The same considerations must lead the State to take over the existing banks. Municipal banks on the Birmingham model may be competing banks; but when a national banking service comes, it will come by way of nationalizing the existing private banks.
There is another objection to the competitive method. If the State is to compete with private enterprise, it must allow private enterprise to compete with it. Now this is not practicable if the full advantage of nationalization is to be obtained. The Post Office is able to establish a letter service and C.O.D. parcel post in every village in the country, and a telephone and telegraph service in most of them, with charges reckoned in pence and halfpence, on condition that profiteers are not allowed to come in and pick out the easy bits of the business to exploit for themselves. The Postmaster-General does things for the nation that no profiteer would or could do; but his rule is All or Nothing.
A Banker-General would have to insist on the same rule. He would establish banks, if not literally everywhere, at least in hundreds of places where the private banks would no more dream of opening a branch, even on the open-once-a-week scale, than of building a Grand Opera House. But he, too, would say “All or Nothing: I will not have any intelligent Jewish gentleman, or rapacious Christian person trained in the intelligent Jewish gentleman’s office, picking the plums out of my pudding”.
Yet do not conclude that all State activities will be State monopolies.
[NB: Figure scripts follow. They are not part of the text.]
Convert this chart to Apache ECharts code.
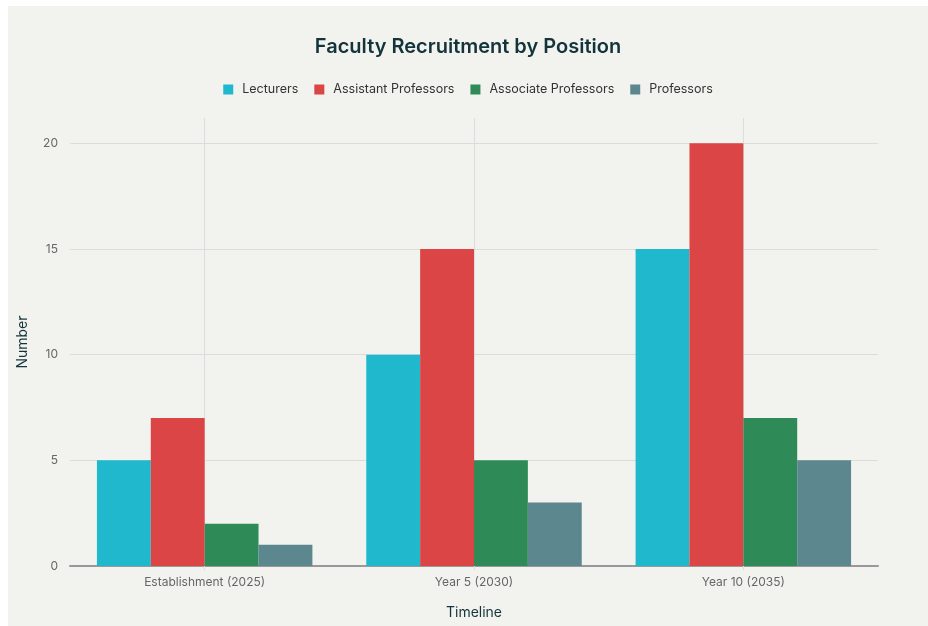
<!DOCTYPE html>
<html>
<head>
<meta charset="utf-8">
<title>Faculty Recruitment by Position</title>
<script src="https://cdn.jsdelivr.net/npm/echarts@6/dist/echarts.min.js"></script>
<style>
  html, body { margin: 0; padding: 0; background: #ffffff; }
  #main { position: absolute; left: 8px; top: 6px; width: 920px; height: 620px; }
</style>
</head>
<body>
<div id="main"></div>
<script>
// data
var categories = ['Establishment (2025)', 'Year 5 (2030)', 'Year 10 (2035)'];
var seriesNames = ['Lecturers', 'Assistant Professors', 'Associate Professors', 'Professors'];
var lecturers = [5, 10, 15];
var assistantProfs = [7, 15, 20];
var associateProfs = [2, 5, 7];
var professors = [1, 3, 5];
var colors = ['#1fb8cd', '#db4545', '#2e8b57', '#5d878f'];

var values = [lecturers, assistantProfs, associateProfs, professors];

var chart = echarts.init(document.getElementById('main'));

var series = [];
for (var i = 0; i < seriesNames.length; i++) {
  series.push({
    name: seriesNames[i],
    type: 'bar',
    data: values[i],
    barGap: '0%',
    barCategoryGap: '20%',
    itemStyle: { color: colors[i] }
  });
}

var option = {
  backgroundColor: '#f2f2ee',
  textStyle: { fontFamily: 'Inter, "Noto Sans", sans-serif' },
  title: {
    text: 'Faculty Recruitment by Position',
    left: 'center',
    top: 26,
    textStyle: { fontSize: 20, fontWeight: 600, color: '#13343b' }
  },
  legend: {
    top: 72,
    left: 'center',
    itemWidth: 10,
    itemHeight: 10,
    itemGap: 16,
    icon: 'rect',
    textStyle: { fontSize: 12.5, color: '#333333', padding: [0, 0, 0, 4] },
    data: seriesNames
  },
  grid: { left: 58, right: 50, top: 112, bottom: 60 },
  xAxis: {
    type: 'category',
    data: categories,
    name: 'Timeline',
    nameLocation: 'middle',
    nameGap: 40,
    nameTextStyle: { fontSize: 14, color: '#13343b' },
    axisLine: { lineStyle: { color: '#999999', width: 2 } },
    axisTick: { show: true, alignWithLabel: true, length: 4, lineStyle: { color: '#dddddd' } },
    axisLabel: { fontSize: 12, color: '#666666', margin: 10 },
    splitLine: { show: true, alignWithLabel: true, lineStyle: { color: '#dcdcdc' } }
  },
  yAxis: {
    type: 'value',
    min: 0,
    max: 21.2,
    interval: 5,
    name: 'Number',
    nameLocation: 'middle',
    nameGap: 40,
    nameTextStyle: { fontSize: 14, color: '#13343b' },
    axisLine: { show: false },
    axisTick: { show: false },
    axisLabel: {
      fontSize: 12, color: '#666666', margin: 12, showMaxLabel: false
    },
    splitLine: { show: true, showMaxLine: false, lineStyle: { color: '#dcdcdc' } }
  },
  series: series
};

chart.setOption(option);
</script>
</body>
</html>
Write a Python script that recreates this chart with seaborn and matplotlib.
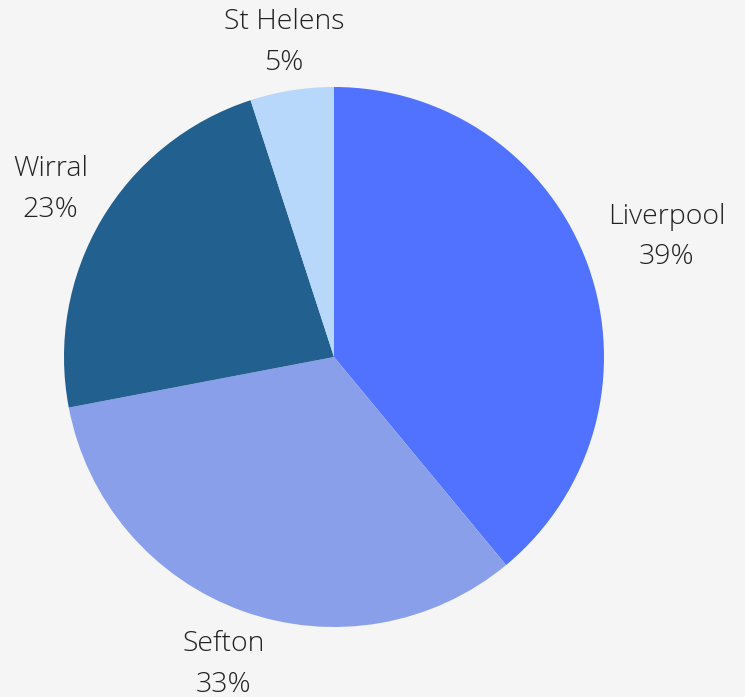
import numpy as np
import matplotlib
matplotlib.use("Agg")
import matplotlib.pyplot as plt
import seaborn as sns

regions = ["Liverpool", "Sefton", "Wirral", "St Helens"]
shares = [39, 33, 23, 5]
colors = ["#5072FF", "#8A9FEA", "#22608F", "#B7D7FB"]
label_dist = [1.31, 1.21, 1.22, 1.18]

sns.set_style("white")
plt.rcParams["font.family"] = ["Open Sans", "DejaVu Sans"]

bg = "#F5F5F5"
fig = plt.figure(figsize=(7.45, 6.97), dpi=100, facecolor=bg)
ax = fig.add_axes([64 / 745, 70 / 697, 540 / 745, 540 / 697])
ax.set_facecolor(bg)

wedges, _ = ax.pie(shares, colors=colors, startangle=90, counterclock=False,
                   radius=1.0, wedgeprops=dict(linewidth=0))

for w, name, val, d in zip(wedges, regions, shares, label_dist):
    mid = np.deg2rad((w.theta1 + w.theta2) / 2)
    x, y = d * np.cos(mid), d * np.sin(mid)
    ax.text(x, y, f"{name}\n{val}%", ha="center", va="center",
            fontsize=20.5, fontweight="light", color="#222222",
            linespacing=1.6, clip_on=False)

ax.set_xlim(-1, 1)
ax.set_ylim(-1, 1)
ax.set_aspect("equal")
ax.axis("off")

fig.savefig("out.png", dpi=100, facecolor=bg)
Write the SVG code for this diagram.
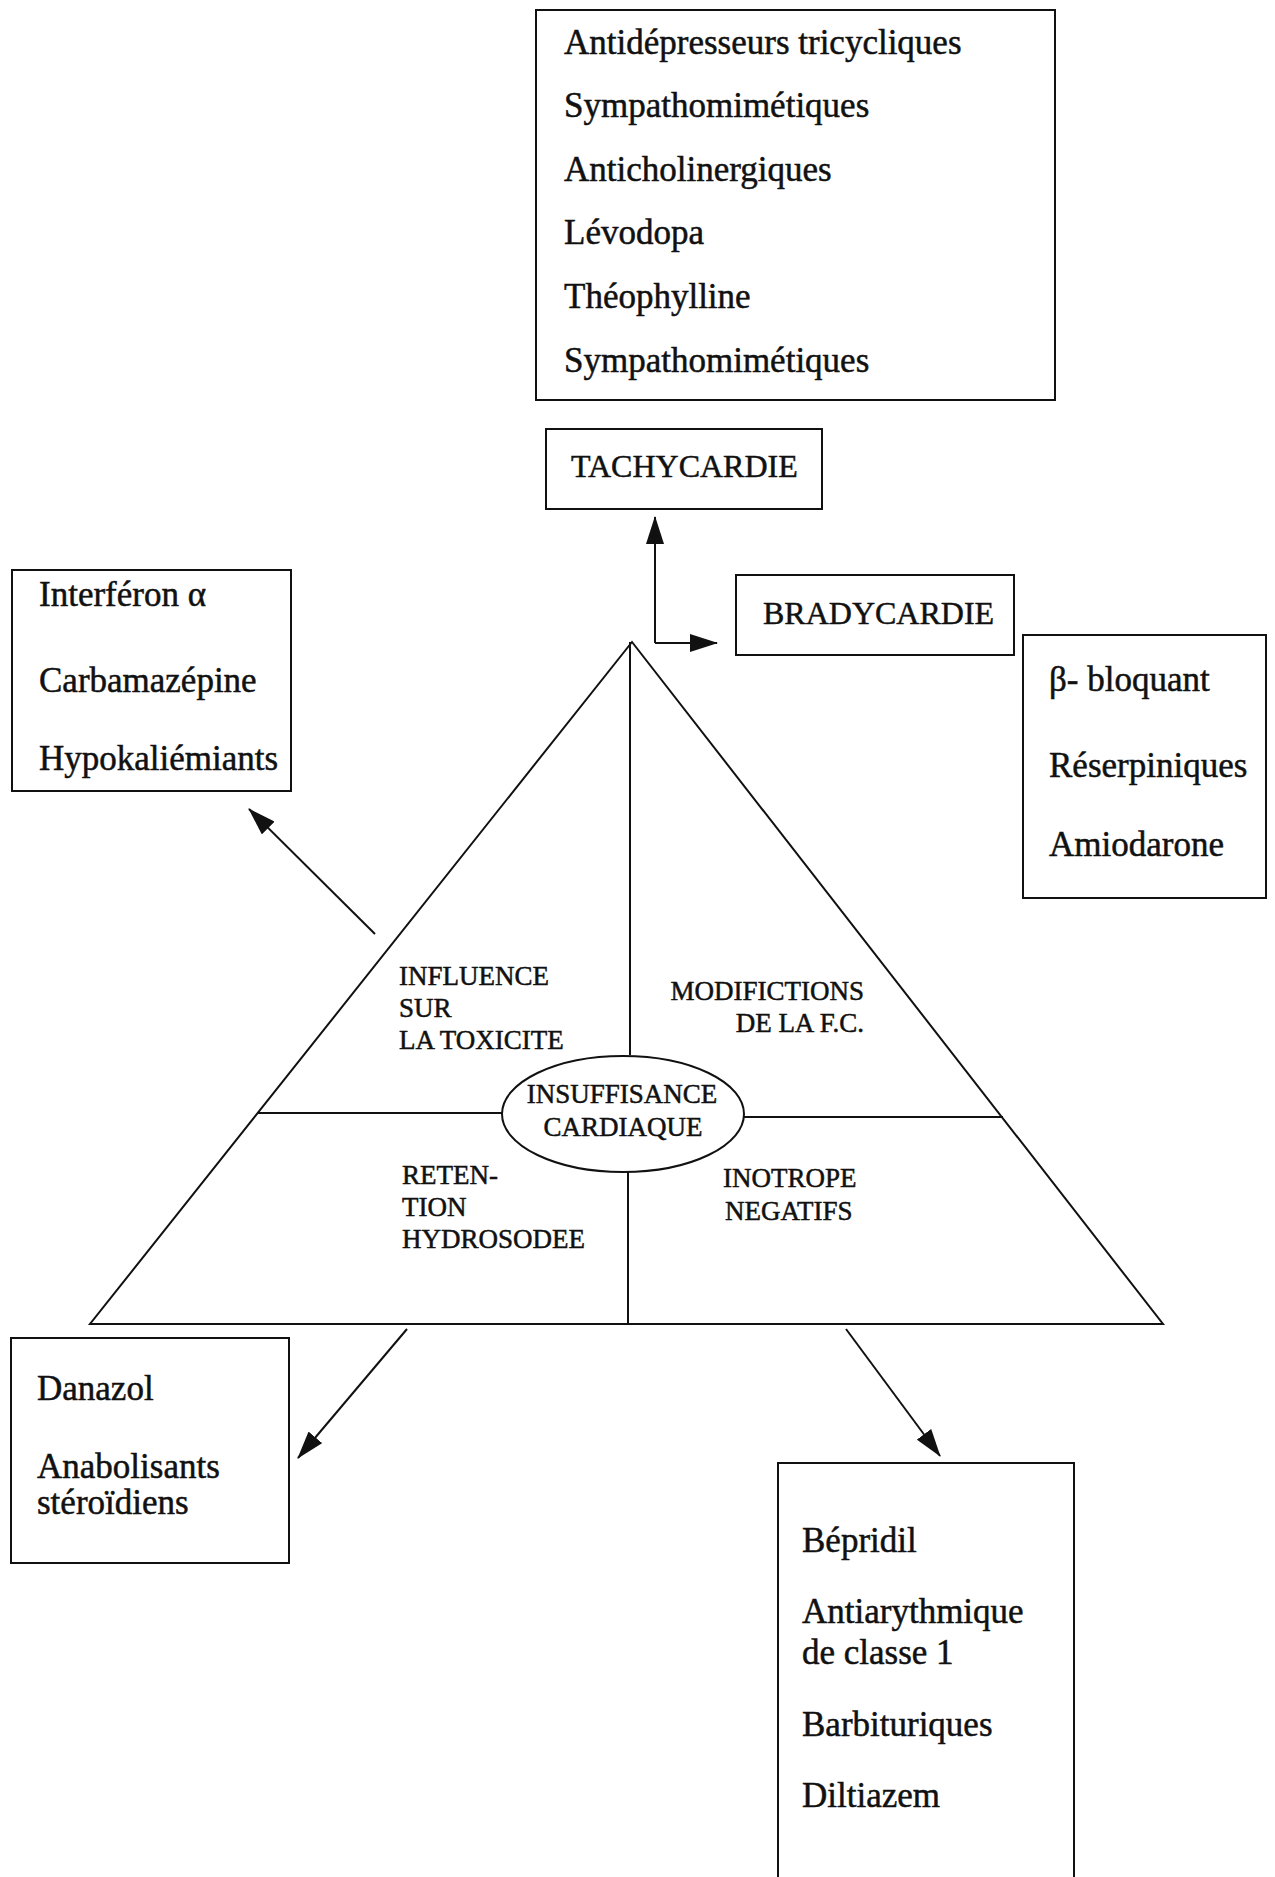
<svg xmlns="http://www.w3.org/2000/svg" width="1275" height="1877" viewBox="0 0 1275 1877">
<style>
.box{fill:none;stroke:#111;stroke-width:2}
.ln{fill:none;stroke:#111;stroke-width:2}
.t{font-family:"Liberation Serif","Times New Roman",serif;font-size:35px;fill:#111;stroke:#111;stroke-width:0.5}
.c{font-family:"Liberation Serif","Times New Roman",serif;font-size:32px;fill:#111;stroke:#111;stroke-width:0.5}
.s{font-family:"Liberation Serif","Times New Roman",serif;font-size:27px;fill:#111;stroke:#111;stroke-width:0.5}
</style>
<defs>
<marker id="ah" markerUnits="userSpaceOnUse" markerWidth="28" markerHeight="18" viewBox="0 0 28 18" refX="27" refY="9" orient="auto">
<path d="M0,0 L28,9 L0,18 Z" fill="#111"/>
</marker>
</defs>
<rect width="1275" height="1877" fill="#fff"/>

<g id="triangle">
<polygon class="ln" points="632,642 90,1324 1163,1324"/>
<line class="ln" x1="630" y1="642" x2="630" y2="1055"/>
<line class="ln" x1="628" y1="1172" x2="628" y2="1324"/>
<line class="ln" x1="258" y1="1113" x2="502" y2="1113"/>
<line class="ln" x1="744" y1="1117" x2="1003" y2="1117"/>
<text class="s" x="399" y="985">INFLUENCE</text>
<text class="s" x="399" y="1017">SUR</text>
<text class="s" x="399" y="1049">LA TOXICITE</text>
<text class="s" x="864" y="1000" text-anchor="end">MODIFICTIONS</text>
<text class="s" x="864" y="1032" text-anchor="end">DE LA F.C.</text>
<text class="s" x="402" y="1184">RETEN-</text>
<text class="s" x="402" y="1216">TION</text>
<text class="s" x="402" y="1248">HYDROSODEE</text>
<text class="s" x="723" y="1187">INOTROPE</text>
<text class="s" x="725" y="1220">NEGATIFS</text>
</g>

<g id="center">
<ellipse class="ln" cx="623" cy="1114" rx="121" ry="58"/>
<text class="s" x="622" y="1103" text-anchor="middle">INSUFFISANCE</text>
<text class="s" x="623" y="1136" text-anchor="middle">CARDIAQUE</text>
</g>

<g id="top-list">
<rect class="box" x="536" y="10" width="519" height="390"/>
<text class="t" x="564" y="54">Antidépresseurs tricycliques</text>
<text class="t" x="564" y="117">Sympathomimétiques</text>
<text class="t" x="564" y="181">Anticholinergiques</text>
<text class="t" x="564" y="244">Lévodopa</text>
<text class="t" x="564" y="308">Théophylline</text>
<text class="t" x="564" y="372">Sympathomimétiques</text>
</g>

<g id="tachycardie">
<rect class="box" x="546" y="429" width="276" height="80"/>
<text class="c" x="571" y="477">TACHYCARDIE</text>
</g>

<g id="bradycardie">
<rect class="box" x="736" y="575" width="278" height="80"/>
<text class="c" x="763" y="624">BRADYCARDIE</text>
</g>

<g id="toxicite-list">
<rect class="box" x="12" y="570" width="279" height="221"/>
<text class="t" x="39" y="606">Interféron α</text>
<text class="t" x="39" y="692">Carbamazépine</text>
<text class="t" x="39" y="770">Hypokaliémiants</text>
</g>

<g id="fc-list">
<rect class="box" x="1023" y="635" width="243" height="263"/>
<text class="t" x="1049" y="691">β- bloquant</text>
<text class="t" x="1049" y="777">Réserpiniques</text>
<text class="t" x="1049" y="856">Amiodarone</text>
</g>

<g id="retention-list">
<rect class="box" x="11" y="1338" width="278" height="225"/>
<text class="t" x="37" y="1400">Danazol</text>
<text class="t" x="37" y="1478">Anabolisants</text>
<text class="t" x="37" y="1514">stéroïdiens</text>
</g>

<g id="inotrope-list">
<path class="box" d="M778,1877 V1463 H1074 V1877"/>
<text class="t" x="802" y="1552">Bépridil</text>
<text class="t" x="802" y="1623">Antiarythmique</text>
<text class="t" x="802" y="1664">de classe 1</text>
<text class="t" x="802" y="1736">Barbituriques</text>
<text class="t" x="802" y="1807">Diltiazem</text>
</g>

<g id="connectors">
<path class="ln" d="M655,643 V517" marker-end="url(#ah)"/>
<path class="ln" d="M655,643 H717" marker-end="url(#ah)"/>
<path class="ln" d="M375,934 L249,809" marker-end="url(#ah)"/>
<path class="ln" d="M407,1329 L298,1458" marker-end="url(#ah)"/>
<path class="ln" d="M846,1329 L940,1456" marker-end="url(#ah)"/>
</g>
</svg>
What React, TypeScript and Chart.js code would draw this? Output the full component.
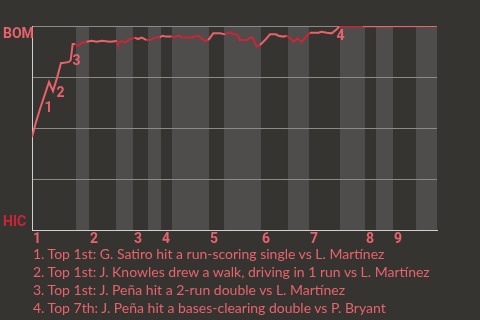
import React, { useEffect, useRef } from "react";
import { Chart, registerables } from "chart.js";

Chart.register(...registerables);

// Game progress (plays) on x, BOM win probability (%) on y
const halfInningEdges = [0, 11.95, 15.48, 22.81, 27.43, 31.51, 35.04, 38.02, 48.07, 52.15, 62.2, 69.53, 75.23, 83.65, 90.44, 93.43, 98.05, 104.3, 110];
const inningLabels = ["1", "2", "3", "4", "5", "6", "7", "8", "9"];

const playX = [
  0, 1.09, 2.17, 3.26, 4.62, 5.7, 6.79, 7.88, 8.42, 10.05, 10.51, 11.05, 11.68, 12.41, 13.5, 14.86, 16.21, 17.57, 18.93, 21.19,
  23.09, 23.28, 24.36, 25.26, 26.62, 27.98, 28.79, 29.79, 31.15, 32.05, 33.41, 34.76, 35.5, 36.39, 37.94, 38.57, 39.74, 40.66,
  43.38, 44.27, 45.17, 46.09, 46.99, 47.88, 49.24, 51.06, 52.42, 53.78, 54.67, 55.6, 56.49, 58.31, 59.21, 59.94, 61.03, 61.93,
  63.29, 64.65, 66.28, 66.9, 68.26, 69.18, 70.08, 71.16, 72.06, 73.25, 74.61, 75.51, 76.4, 77.76, 78.69, 80.05, 81.4, 82.76,
  83.47, 89.55, 89.98, 110,
];
const bomWinPct = [
  45.6, 52.9, 59.3, 65.2, 72.5, 68.1, 74.5, 81.9, 81.9, 82.4, 83.3, 91.2, 91.2, 90.2, 91.8, 92.3, 92.8, 92.3, 92.8, 92.3,
  92.6, 91.5, 92.6, 92.0, 93.6, 94.3, 93.6, 94.3, 93.1, 93.1, 94.3, 94.5, 95.2, 94.8, 94.8, 94.5, 95.2, 94.5,
  94.3, 94.8, 95.2, 94.0, 92.6, 93.1, 96.4, 96.4, 95.9, 96.9, 95.9, 95.9, 93.1, 93.1, 94.3, 94.3, 89.9, 90.7,
  93.1, 95.9, 95.9, 95.2, 94.8, 95.2, 94.0, 92.3, 94.0, 92.3, 95.1, 96.7, 96.7, 96.7, 97.2, 96.7, 96.4, 98.4,
  99.7, 99.7, 99.9, 100,
];

const eventNumbers = ["1", "2", "3", "4"];
const eventX = [4.48, 7.74, 12.09, 83.79];
const eventNotes = [
  "1. Top 1st: G. Satiro hit a run-scoring single vs L. Martínez",
  "2. Top 1st: J. Knowles drew a walk, driving in 1 run vs L. Martínez",
  "3. Top 1st: J. Peña hit a 2-run double vs L. Martínez",
  "4. Top 7th: J. Peña hit a bases-clearing double vs P. Bryant",
];
const teamTop = "BOM";
const teamBottom = "HIC";

// styles
const BG = "#363431";
const BAND = "#4e4d4b";
const PINK = "#e8636b";
const RED = "#cf2338";
const FONT = "Lato, 'Open Sans', sans-serif";
const BOLD_FONT = "Roboto, 'Noto Sans', sans-serif";
const eventLabelOffsetY = [25, 29, 16, 10];

function halfIndex(x: number) {
  for (let k = 0; k < halfInningEdges.length - 1; k++) {
    if (x >= halfInningEdges[k] && x < halfInningEdges[k + 1]) return k;
  }
  return halfInningEdges.length - 2;
}

function lineYAt(x: number) {
  for (let i = 0; i < playX.length - 1; i++) {
    if (x >= playX[i] && x <= playX[i + 1]) {
      const t = (x - playX[i]) / (playX[i + 1] - playX[i]);
      return bomWinPct[i] + t * (bomWinPct[i + 1] - bomWinPct[i]);
    }
  }
  return bomWinPct[bomWinPct.length - 1];
}

const decorPlugin = {
  id: "decor",
  beforeDraw(chart: any) {
    const { ctx, chartArea, scales } = chart;
    const xs = scales.x;
    ctx.save();
    ctx.fillStyle = BAND;
    for (let i = 1; i < halfInningEdges.length - 1; i += 2) {
      const x0 = xs.getPixelForValue(halfInningEdges[i]);
      const x1 = xs.getPixelForValue(halfInningEdges[i + 1]);
      ctx.fillRect(x0, chartArea.top, x1 - x0, chartArea.bottom - chartArea.top);
    }
    ctx.restore();
  },
  afterDraw(chart: any) {
    const { ctx, chartArea, scales } = chart;
    const xs = scales.x;
    const ys = scales.y;
    ctx.save();
    ctx.font = `bold 14px ${BOLD_FONT}`;
    ctx.textAlign = "left";
    ctx.textBaseline = "alphabetic";
    ctx.fillStyle = PINK;
    ctx.fillText(teamTop, 3, chartArea.top + 12);
    ctx.fillStyle = RED;
    ctx.fillText(teamBottom, 3, chartArea.bottom - 4);

    ctx.font = `bold 14px ${BOLD_FONT}`;
    ctx.fillStyle = PINK;
    ctx.textAlign = "left";
    for (let i = 0; i < inningLabels.length; i++) {
      const px = xs.getPixelForValue(halfInningEdges[i * 2]);
      ctx.fillText(inningLabels[i], px + 1, chartArea.bottom + 13);
    }

    ctx.textAlign = "center";
    ctx.textBaseline = "middle";
    for (let i = 0; i < eventNumbers.length; i++) {
      const px = xs.getPixelForValue(eventX[i]);
      const py = ys.getPixelForValue(lineYAt(eventX[i]));
      ctx.fillText(eventNumbers[i], px, py + eventLabelOffsetY[i]);
    }
    ctx.restore();
  },
};

export default function App() {
  const ref = useRef<HTMLCanvasElement>(null);
  useEffect(() => {
    document.body.style.margin = "0";
    const chart = new Chart(ref.current!, {
      type: "line",
      data: {
        datasets: [
          {
            data: playX.map((x, i) => ({ x, y: bomWinPct[i] })),
            borderWidth: 2,
            pointRadius: 0,
            tension: 0,
            fill: false,
            borderColor: PINK,
            segment: {
              borderColor: (c: any) => {
                const mid = (c.p0.parsed.x + c.p1.parsed.x) / 2;
                return halfIndex(mid) % 2 === 1 ? RED : PINK;
              },
            },
          },
        ],
      },
      options: {
        animation: false,
        responsive: false,
        devicePixelRatio: 1,
        layout: { padding: { left: 32, right: 43, top: 26, bottom: 90 } },
        plugins: { legend: { display: false }, tooltip: { enabled: false } },
        scales: {
          x: {
            type: "linear",
            min: 0,
            max: 110,
            ticks: { display: false },
            grid: { display: false, drawTicks: false },
            border: { display: true, color: "#cfcfcf", width: 1 },
          },
          y: {
            min: 0,
            max: 100,
            ticks: { display: false, stepSize: 25 },
            grid: { color: "#8a8a8a", lineWidth: 1, drawTicks: false },
            border: { display: true, color: "#cfcfcf", width: 1 },
          },
        },
      },
      plugins: [decorPlugin],
    });
    return () => chart.destroy();
  }, []);

  return (
    <div style={{ position: "fixed", left: 0, top: 0, width: 480, height: 320, background: BG, overflow: "hidden" }}>
      <canvas ref={ref} width={480} height={320} style={{ display: "block", width: 480, height: 320 }} />
      <div
        style={{
          position: "absolute",
          left: 33,
          top: 245,
          fontFamily: FONT,
          fontSize: 14,
          lineHeight: "18px",
          color: PINK,
          whiteSpace: "nowrap",
        }}
      >
        {eventNotes.map((n) => (
          <div key={n}>{n}</div>
        ))}
      </div>
    </div>
  );
}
Indeed the nationalization of banking will certainly enlarge the possibilities of private activity in all sorts of ways. But as the big public services will have to be made practically ubiquitous, charging more than they cost in one place and less in another, they must be protected against sectional private competition. Otherwise we should have what prevails at present in municipal building, where all the lucrative contracts for the houses of the rich and the offices of the capitalists and the churches and institutions and so forth go to the private employer, whilst the municipality may build only dwellings for the poor at a loss, which they conceal from the ratepayers by fictitious figures as to the value of the land. Municipal building is always insolvent. If it had a monopoly it could afford to make every town in the land a ratepayers’ and tenants’ paradise.
This reminds me to remind you that every nationalization of an industry or service involves the occupation of land by the State. This land should always be nationalized by purchase and compensation. For if it is merely rented, as I am sorry to say it sometimes is, the charges made to the public must be raised by the amount of the rent, thus giving the ground landlord the money value of all the advantages of the nationalization.
I have said nothing about one of the cruelest effects of superseding an industry by competition instead of buying it up. The process consists fundamentally of the gradual impoverishment and ruin of those who are carrying on the superseded business. Capitalism is ruthless on this point: its principle is “Each for himself; and devil take the hindmost!” But the State has to consider the loser as well as the winner. It must not impoverish anybody. It must let the loser down easily; and there is no other way of doing this except the way of purchase and compensation.